In October 2011 a team of researchers from the Laboratory of Geology in Lyon may have elevated the importance of Greenland to an even higher level with their claim(c) that life on earth may have originated there 3.8 billion years ago.
In 2013, Lucio Russo, an Italian mathematician and science historian, located Thule on the coast of Greenland, having identified errors in Ptolemy’s geographical calculations.
In 2014 Antonio Moreno Checa published La Atlántida. El mito hecho realidad (Atlantis. The myth comes true)  in which he also locates Atlantis in Greenland. Gennaro Anziano, an Italian writer, has also located Atlantis in Greenland(g) in his 2001 book, Atlantis – Discover the land of the gods.
David Chase Taylor, journalist and conspiracy theorist, published, Greenland Theory: Apocalypse Now, which placed Atlantis in Greenland. However, he is more concerned with the location of the CIA, which he continually repeats has its headquarters under CERN in Switzerland(j)!!! An April 2020 review gives a flavour of the wide-ranging nonsense to be found within this book(k), with little to advance our knowledge of Atlantis.
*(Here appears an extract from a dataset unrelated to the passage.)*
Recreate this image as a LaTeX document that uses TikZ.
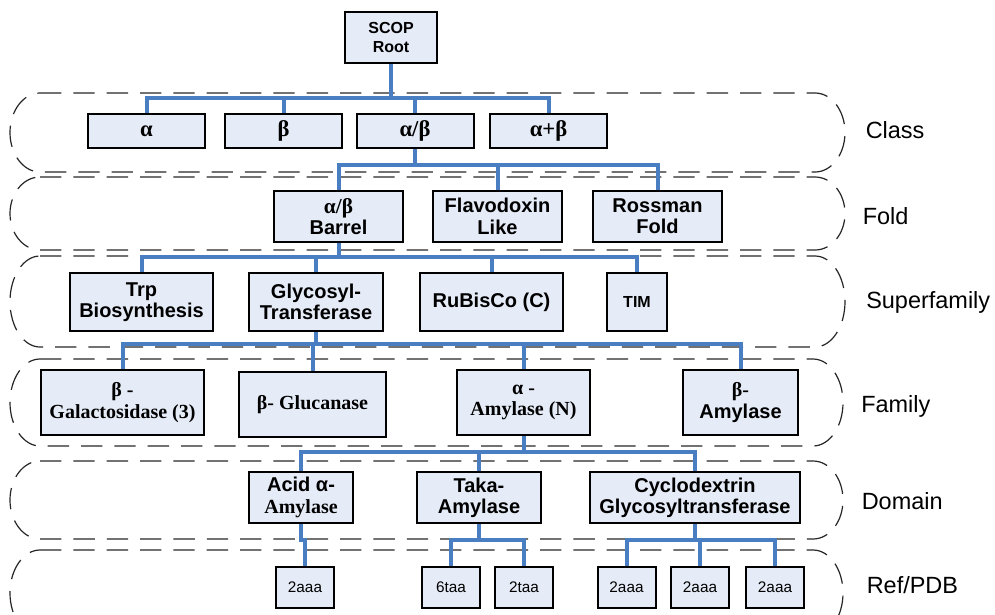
\documentclass[tikz,border=0pt]{standalone}
\usepackage{fontspec}
\setmainfont{Liberation Sans}
\newfontfamily\tnr{Liberation Serif}
\usetikzlibrary{backgrounds}

\definecolor{boxfill}{HTML}{E6ECF7}
\definecolor{linkblue}{HTML}{4A7EC3}

\tikzset{
  box/.style={draw=black, line width=1.5pt, fill=boxfill, inner sep=0pt,
              align=center, font=\bfseries\fontsize{15}{16}\selectfont},
  sbox/.style={box, font=\tnr\bfseries\fontsize{15}{16}\selectfont},
  smallbox/.style={box, font=\bfseries\fontsize{12}{14.25}\selectfont},
  pdbbox/.style={box, font=\fontsize{11.5}{13}\selectfont,
                 minimum width=43.5pt, minimum height=30.75pt},
  clsbox/.style={box, font=\tnr\bfseries\fontsize{17}{18}\selectfont,
                 minimum width=87.75pt, minimum height=25.5pt},
  foldbox/.style={minimum width=96.75pt, minimum height=38.25pt},
  link/.style={draw=linkblue, line width=3pt},
  bandline/.style={draw=black!85, line width=0.9pt, dash pattern=on 16pt off 9pt},
  levellabel/.style={anchor=base west, inner sep=0pt,
                     font=\fontsize{17.6}{20}\selectfont},
}

% dashed level band with elliptic ends: left, top, right, bottom (pixel units)
\newcommand\levelband[4]{%
  \draw[bandline] ({#1+30},#2) -- ({#3-30},#2)
    arc[start angle=90, end angle=-90, x radius=22.5pt, y radius={(#4-#2)*0.375pt}]
    -- ({#1+30},#4)
    arc[start angle=270, end angle=90, x radius=22.5pt, y radius={(#4-#2)*0.375pt}]
    -- cycle;}

\begin{document}
\begin{tikzpicture}[x=0.75pt, y=-0.75pt]
\useasboundingbox (0,0) rectangle (995,614);
\clip (0,0) rectangle (995,614);

% root
\node[smallbox, minimum width=69pt, minimum height=38.25pt] (root) at (391,37.5) {SCOP\\Root};

% class
\node[clsbox] (cA)   at (146.5,131) {α};
\node[clsbox] (cB)   at (283.5,131) {β};
\node[clsbox] (cAB)  at (415,131)   {α/β};
\node[clsbox] (cApB) at (548.5,131) {α+β};

% fold
\node[box, foldbox] (fBar) at (338.5,216.5) {{\tnr\fontsize{16}{16}\selectfont α/β}\\Barrel};
\node[box, foldbox] (fFla) at (497.5,216.5) {Flavodoxin\\Like};
\node[box, foldbox] (fRos) at (657.5,216.5) {Rossman\\Fold};

% superfamily
\node[box, minimum width=107.25pt, minimum height=43.5pt] (sTrp) at (141.5,302) {Trp\\Biosynthesis};
\node[box, minimum width=100.5pt,  minimum height=43.5pt] (sGly) at (316,302)   {Glycosyl-\\Transferase};
\node[box, minimum width=107.25pt, minimum height=43.5pt] (sRub) at (491.5,302) {RuBisCo (C)};
\node[smallbox, minimum width=45pt, minimum height=43.5pt] (sTIM) at (637,302)  {TIM};

% family
\node[sbox, minimum width=122.25pt, minimum height=48.75pt] (mGal) at (122.5,402.5) {β -\\Galactosidase (3)};
\node[sbox, minimum width=110.25pt, minimum height=48.75pt] (mGlu) at (312.5,404.5) {β- Glucanase};
\node[sbox, minimum width=99.75pt,  minimum height=48.75pt] (mAlA) at (523.5,402.5) {α -\\Amylase (N)};
\node[box,  minimum width=86.25pt,  minimum height=48.75pt] (mBeA) at (740.5,402.5) {{\tnr β-}\\Amylase};

% domain
\node[box, minimum width=78pt,    minimum height=38.25pt] (dAcid) at (301,497.5) {Acid α-\\{\tnr Amylase}};
\node[box, minimum width=93pt,    minimum height=38.25pt] (dTaka) at (479,497.5) {Taka-\\Amylase};
\node[box, minimum width=157.5pt, minimum height=38.25pt] (dCyc)  at (695,497.5) {Cyclodextrin\\Glycosyltransferase};

% reference entries
\node[pdbbox] (p1) at (305,587.5)   {2aaa};
\node[pdbbox] (p2) at (451,587.5)   {6taa};
\node[pdbbox] (p3) at (524,587.5)   {2taa};
\node[pdbbox] (p4) at (626.5,587.5) {2aaa};
\node[pdbbox] (p5) at (700,587.5)   {2aaa};
\node[pdbbox] (p6) at (775,587.5)   {2aaa};

% level names
\node[levellabel] (lClass) at (865.5,138) {Class};
\node[levellabel] (lFold)  at (862.5,224) {Fold};
\node[levellabel] (lSup)   at (866,308)   {Superfamily};
\node[levellabel] (lFam)   at (861,412)   {Family};
\node[levellabel] (lDom)   at (861.5,509) {Domain};
\node[levellabel] (lRef)   at (866.5,593) {Ref/PDB};

\begin{scope}[on background layer]
  \levelband{10}{93}{845}{172}
  \levelband{10}{177}{845}{250}
  \levelband{10}{256}{845}{347}
  \levelband{10}{359}{843}{446}
  \levelband{10}{461}{843}{539}
  \levelband{10}{550}{843}{636}

  \foreach \c in {cA,cB,cAB,cApB}
    \draw[link] (root.south) -- ++(0,34) -| (\c.north);
  \foreach \c in {fBar,fFla,fRos}
    \draw[link] (cAB.south) -- ++(0,16) -| (\c.north);
  \foreach \c in {sTrp,sGly,sRub,sTIM}
    \draw[link] (fBar.south) -- ++(0,14) -| (\c.north);
  \foreach \c in {mGal,mGlu,mAlA,mBeA}
    \draw[link] (sGly.south) -- ++(0,12) -| (\c.north);
  \foreach \c in {dAcid,dTaka,dCyc}
    \draw[link] (mAlA.south) -- ++(0,16) -| (\c.north);
  \draw[link] (dAcid.south) -- ++(0,16) -| (p1.north);
  \foreach \c in {p2,p3}
    \draw[link] (dTaka.south) -- ++(0,16) -| (\c.north);
  \foreach \c in {p4,p5,p6}
    \draw[link] (dCyc.south) -- ++(0,16) -| (\c.north);
\end{scope}
\end{tikzpicture}
\end{document}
Leaving aside any suggested connection with Atlantis, there are other features of the vast island that deserve attention. There are a number of raised beaches which clearly indicate that “the whole of this large island has been raised, or the sea has sunk, in post-glacial times” and that “the upheaval has been greater in the north”. Their height above sea level varies from 325 and 480 feet!
In 2018 a huge impact crater was discovered under Greenland’s Hiawatha Glacier. It was initially thought that this impact had been the cause of the Younger Dryas cooling 12,000 years ago, but this idea has now been discounted as the crater is now thought to be 58 million years old.